Theories abound as to why MLB is doing this.

  • An extra $30 million a year? – That appears to be the difference between what Direct TV is offering for exclusivity versus the $70 million InDemand offered. As some fan sites note, that's a lousy $1M per team, or roughly the cost of a utility infielder.
  • Push 'em to MLB.tv Technically speaking, the "5,000 or so" folks that Direct TV "acknowledges" can't get Direct TV will have this option available to them. This gem was cited by Direct TV Chase Carey, who failed to attribute this Reaganesque factoid that ignores things like tall buildings, apartments, homeowners' associations, and bundling of cable and Internet services. Then again at $90-120 a month... that's nice change going directly to MLB Advanced Media, which hasn't (yet) gone public.

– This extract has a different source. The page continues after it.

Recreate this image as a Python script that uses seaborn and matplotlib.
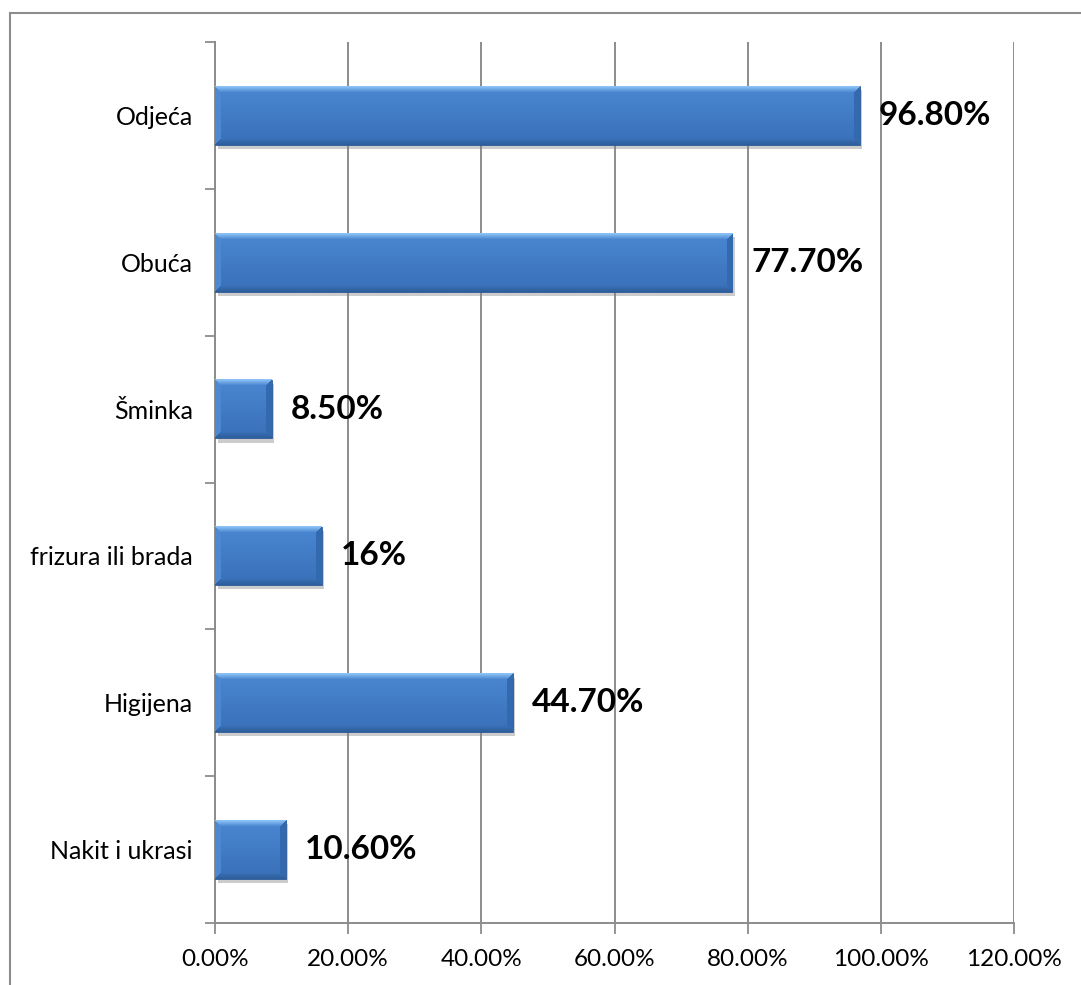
import numpy as np
import pandas as pd
import matplotlib
matplotlib.use("Agg")
import matplotlib.pyplot as plt
import matplotlib.patheffects as pe
from matplotlib.patches import Rectangle
from matplotlib.colors import to_rgb
import seaborn as sns

categories = ["Odjeća", "Obuća", "Šminka", "frizura ili brada", "Higijena", "Nakit i ukrasi"]
values = [0.968, 0.777, 0.085, 0.16, 0.447, 0.106]
value_labels = ["96.80%", "77.70%", "8.50%", "16%", "44.70%", "10.60%"]
x_ticks = [0.0, 0.2, 0.4, 0.6, 0.8, 1.0, 1.2]
x_tick_labels = ["0.00%", "20.00%", "40.00%", "60.00%", "80.00%", "100.00%", "120.00%"]

sns.set_theme(style="white")
plt.rcParams["font.family"] = ["Lato", "DejaVu Sans"]

W, H, DPI = 1081, 985, 100
fig = plt.figure(figsize=(W / DPI, H / DPI), dpi=DPI)
ax = fig.add_axes([215 / W, 1 - 923 / H, (1014 - 215) / W, (923 - 42) / H])

df = pd.DataFrame({"cat": categories, "val": values})
sns.barplot(data=df, x="val", y="cat", orient="h", color="#3F7AC4",
            width=0.4, saturation=1, ax=ax, zorder=3)

ax.set_xlim(0, 1.2)
ax.set_ylim(len(categories) - 0.5, -0.5)
ax.set_xlabel("")
ax.set_ylabel("")

grid_c = "#8c8c8c"
ax.set_xticks(x_ticks)
ax.set_xticklabels(x_tick_labels)
ax.tick_params(axis="x", which="major", bottom=True, direction="out", length=8, width=1.3,
               color=grid_c, pad=11, labelsize=17.5, labelcolor="black")
ax.xaxis.grid(True, color=grid_c, linewidth=1.4, zorder=0)
ax.set_axisbelow(True)

# category labels at centers, tick marks at boundaries
ax.set_yticks(np.arange(-0.5, len(categories), 1.0))
ax.set_yticklabels([])
ax.set_yticks(np.arange(len(categories)), minor=True)
ax.set_yticklabels(categories, minor=True)
ax.tick_params(axis="y", which="minor", left=True, length=0, pad=16,
               labelsize=18, labelcolor="black")
ax.tick_params(axis="y", which="major", left=True, direction="out", length=7, width=1.3, color=grid_c)

for s in ["top", "right"]:
    ax.spines[s].set_visible(False)
for s in ["left", "bottom"]:
    ax.spines[s].set_color(grid_c)
    ax.spines[s].set_linewidth(1.4)

# bevel-style fill for bars
fig.canvas.draw()
top_c = np.array(to_rgb("#8CC2F5"))
base_top = np.array(to_rgb("#4A87D2"))
base_bot = np.array(to_rgb("#3970B8"))
bot_c = np.array(to_rgb("#2D5C98"))
left_c = np.array(to_rgb("#4D89D2"))
right_c = np.array(to_rgb("#336AAF"))
bev = 6
for p in ax.patches:
    bb = p.get_bbox()
    x0, x1 = bb.x0, bb.x1
    y0, y1 = min(bb.y0, bb.y1), max(bb.y0, bb.y1)
    (px0, py0) = ax.transData.transform((x0, y1))
    (px1, py1) = ax.transData.transform((x1, y0))
    wpx = max(int(round(abs(px1 - px0))), 2)
    hpx = max(int(round(abs(py1 - py0))), 2)
    rows = np.arange(hpx)[:, None] * np.ones((1, wpx))
    cols = np.ones((hpx, 1)) * np.arange(wpx)[None, :]
    t = rows / (hpx - 1)
    img = base_top[None, None, :] * (1 - t[..., None]) + base_bot[None, None, :] * t[..., None]
    d_top = rows
    d_bot = hpx - 1 - rows
    d_left = cols
    d_right = wpx - 1 - cols
    dmin = np.minimum.reduce([d_top, d_bot, d_left, d_right])
    mask_top = (d_top == dmin) & (dmin < bev)
    mask_bot = (d_bot == dmin) & (dmin < bev) & ~mask_top
    mask_left = (d_left == dmin) & (dmin < bev) & ~mask_top & ~mask_bot
    mask_right = (d_right == dmin) & (dmin < bev) & ~mask_top & ~mask_bot & ~mask_left
    ft = (1 - d_top / bev)[mask_top][:, None]
    img[mask_top] = img[mask_top] * (1 - ft) + top_c * ft
    fb = (1 - d_bot / bev)[mask_bot][:, None] * 0.9
    img[mask_bot] = img[mask_bot] * (1 - fb) + bot_c * fb
    img[mask_left] = left_c
    img[mask_right] = right_c
    p.set_path_effects([pe.SimplePatchShadow(offset=(2, -3), shadow_rgbFace="#808080", alpha=0.4),
                        pe.Normal()])
    p.set_edgecolor("#2B5A96")
    p.set_linewidth(0.6)
    ax.imshow(np.clip(img, 0, 1), extent=(x0, x1, y1, y0), aspect="auto", zorder=4,
              interpolation="bilinear")

ax.set_xlim(0, 1.2)
ax.set_ylim(len(categories) - 0.5, -0.5)

# value labels
for i, (v, lab) in enumerate(zip(values, value_labels)):
    ax.annotate(lab, xy=(v, i), xytext=(14, 0), textcoords="offset points",
                ha="left", va="center", fontsize=24, fontweight="bold", color="black", zorder=6)

# outer frame (partly off canvas)
fig.patches.append(Rectangle((9.5 / W, -0.1), 1.2, 1.1 - 12.5 / H,
                             transform=fig.transFigure, fill=False,
                             edgecolor="#8c8c8c", linewidth=1.5, zorder=10))

fig.savefig("out.png", dpi=DPI)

  • The Baseball ChannelMLB purportedly wants to emulate the NFL Network, which most savvy sports marketing types initially viewed as an empty threat ("Well, we could do Monday Night Football ourselves..."), and in this scenario, the proposed deal gives them two years to negotiate with cable operators to get it in place for the 2009 World Baseball Classic (no word on how long the Direct TV-MLB deal will be, but if it's two years...)

Sadly, despite the FCC investigation, I suspect this deal will happen. I have the option of Direct TV, having inherited one with my townhouse here in No. Va., but will most likely go with MLB.tv because I like the cable/internet bundle I've got, as well as the DVR rental. I'd be even angrier though if I didn't have that choice, and as you can see from the numbers above, millions do not.